Mau marah nggak, sih?!? Padahal berdasarkan hasil tes tertulis, si pelamar dinyatakan lulus. Apa yang salah dengan celana bahan model lurus warna pink pastel yang dipadukan dengan kemeja pink muda yang lengannya digulung sampai atas siku dan ikat pinggang kecil warna hitam, serta flat shoes warna senada?!? Kayaknya itu setelan normal orang yang melamar kerja, deh! Nggak ada yang terlalu berlebihan, kan? Gaya rambut dan dandanan pun bisa dikatakan biasa, rambut ekor kuda dan make-up natural juga hal yang wajar bagi seorang pelamar kerja, kan?!? Terus apa yang salah dengan gaya si pelamar? Apalagi kalau dilihat dari almamaternya, memang apa yang salah dengan kampus borjuis?!? Apa semua yang lulus dari kampus itu terus anak orang kaya? Apa semua yang lulus dari kampus itu semuanya dianggap nggak akan becus dalam bekerja? Apa semua yang berasal dari kampus itu dinilai nggak bertanggung jawab?

Oke, kalau si pemilik sudah mewawancara si pelamar, mungkin ceritanya akan jadi beda. Mungkin ada sikap si pelamar yang nggak disukainya, atau gaya bicara yang dianggap nggak sopan. Nah, ini..belum masuk tahap perkenalan, si pemilik sudah men-judge si pelamar sejauh itu. Dan parahnya, dia memberikan stempel bahwa semua yang lulus dari universitas swasta sama sekali nggak pantas bekerja di tempatnya, karena dia menilai kalau mereka yang berasal dari universitas swasta itu nggak bertanggung jawab terhadap pekerjaan!!

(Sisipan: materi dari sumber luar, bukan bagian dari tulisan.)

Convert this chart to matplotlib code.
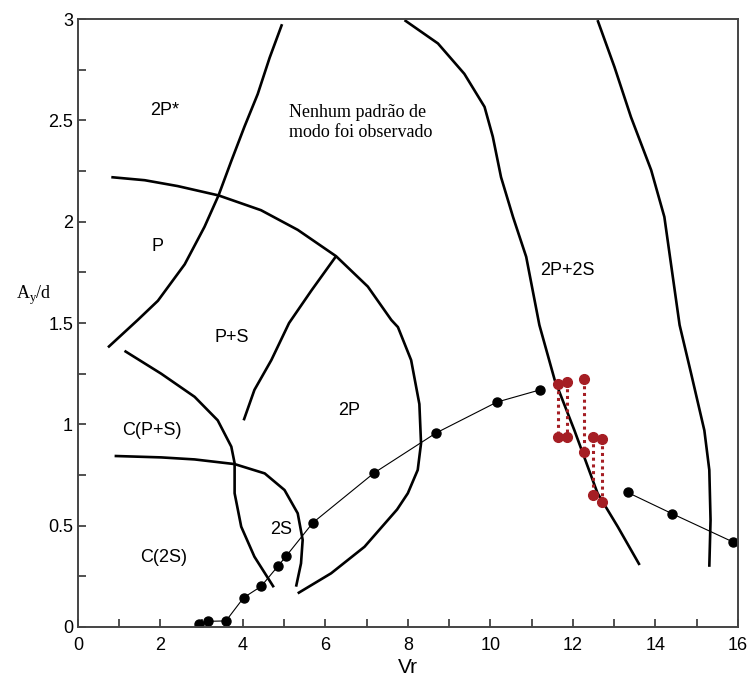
import matplotlib
matplotlib.use("Agg")
import matplotlib.pyplot as plt
from matplotlib.ticker import MultipleLocator

# boundary curves between the regimes (Vr, Ay/d)
curve_a_x = [0.73, 1.21, 1.45, 1.94, 2.59, 3.07, 3.41, 3.72, 4.04, 4.36, 4.65, 4.95]
curve_a_y = [1.38, 1.47, 1.515, 1.61, 1.79, 1.975, 2.13, 2.30, 2.47, 2.63, 2.81, 2.975]

curve_b_x = [0.81, 1.62, 2.42, 3.41, 4.44, 5.33, 6.26, 7.03, 7.6, 7.76, 8.08, 8.28,
             8.32, 8.24, 8.0, 7.74, 6.95, 6.14, 5.33]
curve_b_y = [2.22, 2.205, 2.176, 2.13, 2.057, 1.96, 1.83, 1.68, 1.515, 1.48, 1.317, 1.10,
             0.906, 0.775, 0.66, 0.58, 0.396, 0.265, 0.166]

curve_c_x = [6.26, 5.66, 5.12, 4.69, 4.28, 4.02]
curve_c_y = [1.83, 1.66, 1.50, 1.317, 1.17, 1.02]

curve_d_x = [1.13, 2.02, 2.83, 3.39, 3.72, 3.80, 3.80, 3.96, 4.28, 4.75]
curve_d_y = [1.363, 1.25, 1.136, 1.02, 0.89, 0.808, 0.66, 0.495, 0.347, 0.196]

curve_e_x = [0.89, 2.02, 2.83, 3.80, 4.53, 5.01, 5.33, 5.45, 5.41, 5.29]
curve_e_y = [0.844, 0.837, 0.827, 0.804, 0.758, 0.676, 0.561, 0.43, 0.314, 0.199]

curve_f_x = [7.92, 8.73, 9.37, 9.86, 10.06, 10.26, 10.55, 10.87, 11.19, 11.56,
             12.04, 12.6, 13.09, 13.62]
curve_f_y = [2.995, 2.88, 2.73, 2.567, 2.42, 2.22, 2.024, 1.827, 1.49, 1.22,
             0.97, 0.66, 0.495, 0.306]

curve_g_x = [12.6, 13.01, 13.41, 13.9, 14.22, 14.59, 14.87, 15.19, 15.31, 15.34, 15.31]
curve_g_y = [2.995, 2.764, 2.517, 2.255, 2.024, 1.49, 1.25, 0.97, 0.775, 0.528, 0.297]

curves = [(curve_a_x, curve_a_y), (curve_b_x, curve_b_y), (curve_c_x, curve_c_y),
          (curve_d_x, curve_d_y), (curve_e_x, curve_e_y), (curve_f_x, curve_f_y),
          (curve_g_x, curve_g_y)]

# measured response, lower branch
vr_low = [2.93, 3.16, 3.59, 4.02, 4.44, 4.85, 5.05, 5.70, 7.18, 8.68, 10.16, 11.2]
ay_low = [0.015, 0.028, 0.03, 0.145, 0.20, 0.30, 0.35, 0.515, 0.76, 0.957, 1.11, 1.17]

# measured response, upper branch after jump
vr_high = [13.33, 14.4, 15.88]
ay_high = [0.664, 0.56, 0.42]

# intermittent points (top / bottom of each pair)
vr_jump = [11.64, 11.86, 12.27, 12.49, 12.71]
ay_jump_top = [1.197, 1.207, 1.225, 0.936, 0.929]
ay_jump_bot = [0.937, 0.94, 0.865, 0.651, 0.615]

fig = plt.figure(figsize=(7.49, 6.83), dpi=100)
ax = fig.add_axes([0.104, 0.082, 0.881, 0.890])

for cx, cy in curves:
    ax.plot(cx, cy, color="black", lw=1.9, solid_capstyle="butt")

ax.plot(vr_low, ay_low, color="black", lw=0.8, marker="o", ms=6.5)
ax.plot(vr_high, ay_high, color="black", lw=0.8, marker="o", ms=6.5)

red = "#a51e24"
for x, yt, yb in zip(vr_jump, ay_jump_top, ay_jump_bot):
    ax.plot([x, x], [yt, yb], color=red, lw=2.2, ls=(0, (1, 1.2)),
            marker="o", ms=7)

lab = dict(fontsize=13, family="Liberation Sans", ha="center", va="center")
ax.text(2.11, 2.55, "2P*", **lab)
ax.text(1.92, 1.88, "P", **lab)
ax.text(3.73, 1.43, "P+S", **lab)
ax.text(6.57, 1.07, "2P", **lab)
ax.text(1.79, 0.97, "C(P+S)", **lab)
ax.text(4.92, 0.48, "2S", **lab)
ax.text(2.08, 0.345, "C(2S)", **lab)
ax.text(11.88, 1.76, "2P+2S", **lab)
ax.text(5.12, 2.49, "Nenhum padrão de\nmodo foi observado", fontsize=13,
        family="Liberation Serif", ha="left", va="center", linespacing=1.2)

ax.set_xlim(0, 16)
ax.set_ylim(0, 3)
ax.xaxis.set_minor_locator(MultipleLocator(1))
ax.yaxis.set_minor_locator(MultipleLocator(0.25))
ax.set_xticks(range(0, 17, 2))
ax.set_xticklabels([str(v) for v in range(0, 17, 2)], family="Liberation Sans")
ax.set_yticks([0, 0.5, 1, 1.5, 2, 2.5, 3])
ax.set_yticklabels(["0", "0.5", "1", "1.5", "2", "2.5", "3"], family="Liberation Sans")
ax.tick_params(which="both", direction="in", length=6, width=1.2, color="#333333",
               labelsize=13, top=False, right=False)
ax.tick_params(axis="x", pad=7)
for s in ax.spines.values():
    s.set_linewidth(1.4)
    s.set_color("#444444")

ax.set_xlabel("Vr", fontsize=15, family="Liberation Sans", labelpad=3)
fig.text(0.045, 0.568, "A$_\\mathregular{y}$/d", fontsize=13, family="Liberation Serif",
         ha="center", va="center")

fig.savefig("out.png", dpi=100)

Gila, kan?!? Betapa hebatnya si pemilik institusi itu bisa menghasilkan penilaian sejauh itu kepada seseorang hanya berdasarkan apa yang terlihat. Dan ternyata si pemilik sama sekali nggak punya latar belakang psikologi!! Dia mampu meremehkan seseorang hanya dari luarnya aja. Dia nggak pernah berpikir kalau mungkin saja orang tersebut ternyata memiliki potensi yang jauh lebih besar ketimbang yang dibayangkannya. Dia berpikir bahwa pengenalan lebih lanjut itu nggak penting, karena dia lebih percaya pada matanya.
Hanya berdasarkan gaya, cara berpakaian, dan almamater seseorang, orang lain bisa memberikan penilaian sejauh itu. Kalau bukan karena dendam pribadi terhadap universitas swasta, si pemilik itu pasti seorang dukun sok tahu yang menyamar jadi pemilik institusi.

Makanya gue mengeluarkan statement yang menurut gue lebih cocok untuk kasus itu : Don't judge a person by his/her style. Gaya seseorang bukan jaminan orang tersebut mempunyai sifat seperti yang terlihat. Contohnya aja seniman, mana ada seniman yang rapih. Mereka cenderung acak-acakan, tapi di balik semua yang terlihat, mereka punya daya kreatifitas yang sangat tinggi yang nggak bisa dimiliki oleh sembarang orang.

Dan menurut gue, selama si pemilik institusi tadi masih berpegang teguh pada pendapatnya, institusinya nggak akan pernah bisa berkembang. Semua keterbatasan tersebut juga dia sendiri yang menciptakannya. Dengan membentengi dirinya dengan pagar baja tinggi yang nggak bisa ditembus oleh siapapun yang berasal dari universitas swasta, yang biasanya justru memiliki pola pikir yang lebih maju.